The contract to build the 15.2km long Cuncas 1 water supply tunnel in Brazil will be let by the end of this year by the Brazilian Ministério da Integração Nacional (the Ministry of National Integration). The tunnel, with an estimated cost of US$32M, will be the first of ten totalling 50km let on the São Francisco water diversion project, and is likely to be tendered as a unit price contract.

The “Projeto de Transposição de Águas do Rio São Francisco para o Nordeste Setentrional”, has been designed to bring water into Brazil’s driest north east areas via 680km of canal. The 3m-6m wide canal will be lined with a geomembrane and 500mm thick plastic fibre reinforced concrete slabs.

The 10 tunnels along the route will range in diameter from 7m-10m, and, with the exception of the power intake tunnels, will be unlined except for a concreted invert.

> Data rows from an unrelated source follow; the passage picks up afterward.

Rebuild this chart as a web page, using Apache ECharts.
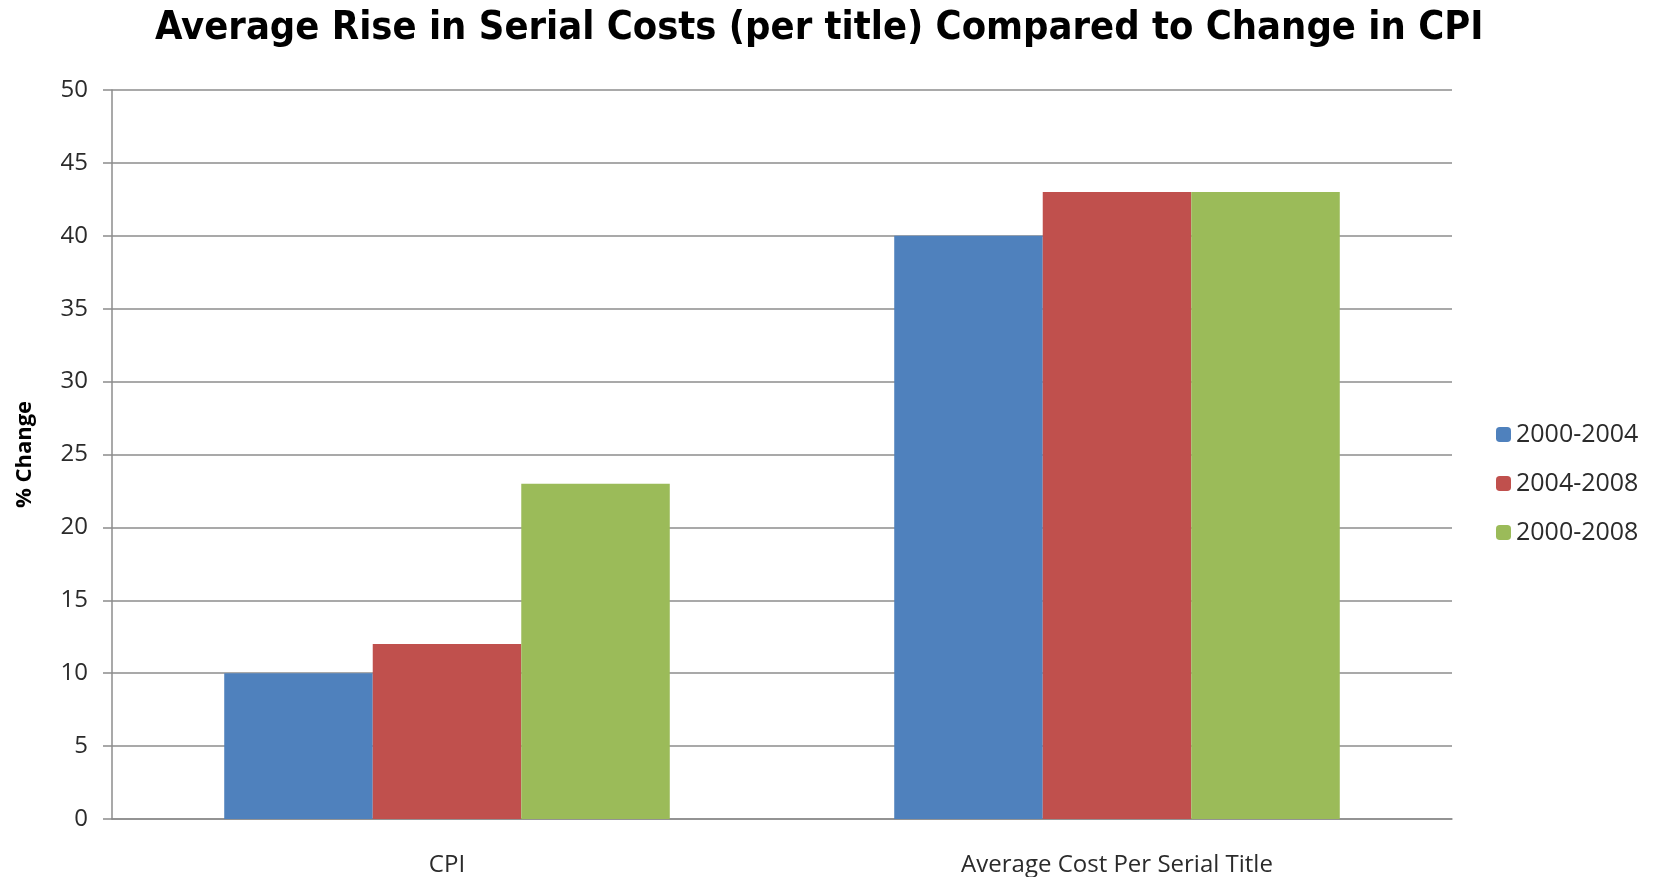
<!DOCTYPE html>
<html>
<head>
<meta charset="utf-8">
<script src="https://cdn.jsdelivr.net/npm/echarts@6/dist/echarts.min.js"></script>
<style>
    html, body { margin: 0; padding: 0; background: #fff; }
    #chart { width: 1656px; height: 877px; }
</style>
</head>
<body>
<div id="chart"></div>
<script>
const categories = ['CPI', 'Average Cost Per Serial Title'];
const seriesNames = ['2000-2004', '2004-2008', '2000-2008'];
const values2000to2004 = [10, 40];
const values2004to2008 = [12, 43];
const values2000to2008 = [23, 43];
const seriesColors = ['#4F81BD', '#C0504D', '#9BBB59'];

const textColor = '#2b2b2b';
const lineColor = '#8c8c8c';

const chart = echarts.init(document.getElementById('chart'));

const seriesData = [values2000to2004, values2004to2008, values2000to2008];

const option = {
    animation: false,
    title: {
        text: 'Average Rise in Serial Costs (per title) Compared to Change in CPI',
        left: 150,
        top: 4,
        textStyle: {
            fontFamily: 'DejaVu Sans Condensed',
            fontWeight: 'bold',
            fontSize: 39.5,
            color: '#000'
        }
    },
    legend: {
        data: seriesNames,
        orient: 'vertical',
        left: 1491,
        top: 417,
        itemWidth: 15,
        itemHeight: 15,
        itemGap: 24,
        textStyle: {
            fontFamily: 'Open Sans',
            fontSize: 25,
            color: textColor
        }
    },
    grid: {
        left: 112,
        right: 204,
        top: 90,
        bottom: 57,
        containLabel: false
    },
    xAxis: {
        type: 'category',
        data: categories,
        axisLine: {
            lineStyle: { color: lineColor, width: 1.5 }
        },
        axisTick: {
            length: 10,
            lineStyle: { color: lineColor, width: 1.5 }
        },
        axisLabel: {
            margin: 34,
            fontFamily: 'Open Sans',
            fontSize: 24,
            color: textColor
        }
    },
    yAxis: {
        type: 'value',
        min: 0,
        max: 50,
        interval: 5,
        name: '% Change',
        nameLocation: 'middle',
        nameGap: 76,
        nameRotate: 90,
        nameTextStyle: {
            fontFamily: 'Open Sans',
            fontWeight: 'bold',
            fontSize: 22,
            color: '#000'
        },
        axisLine: {
            show: true,
            lineStyle: { color: lineColor, width: 1.5 }
        },
        axisTick: {
            show: true,
            length: 9,
            lineStyle: { color: lineColor, width: 1.5 }
        },
        axisLabel: {
            margin: 24,
            fontFamily: 'Open Sans',
            fontSize: 24,
            color: textColor
        },
        splitLine: {
            lineStyle: { color: lineColor, width: 1.5 }
        }
    },
    series: seriesNames.map(function (name, i) {
        return {
            name: name,
            type: 'bar',
            data: seriesData[i],
            barGap: '0%',
            barCategoryGap: '33.5%',
            itemStyle: { color: seriesColors[i] }
        };
    })
};

chart.setOption(option);
window.addEventListener('resize', function () {
    chart.resize();
});
</script>
</body>
</html>
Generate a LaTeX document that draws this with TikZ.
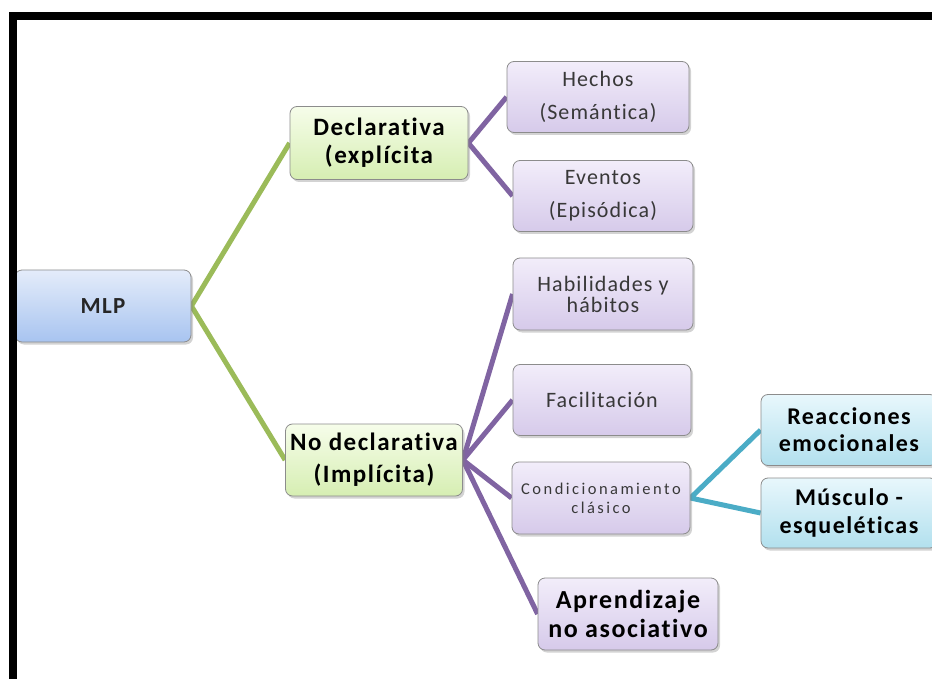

The Cuncas 1 tunnel will be a 9.3m wide horseshoe shape constructed through a complex geology including hard massive sandstones, jointed phyllites, jointed mica schists and hard massive sandstones. As with the other tunnels, lining will be restricted to a concrete invert. The original design was developed in 2001 and the entire tunnel was expected to be built using drill and blast from four faces with a 772-day completion schedule. However, due to an acceleration of the first phase completion to mid 2006, the possible use of TBMs has been brought onto the design board. A final decision regarding the construction method should be made in the first half of 2004.

The diversion canal will carry up to 99m3/s of water from the São Francisco River to the four states of Pernambuco, Rio Grande do Norte, Paraíba and Ceará. Eleven pumping stations and seven power plants will also be built along the canal route.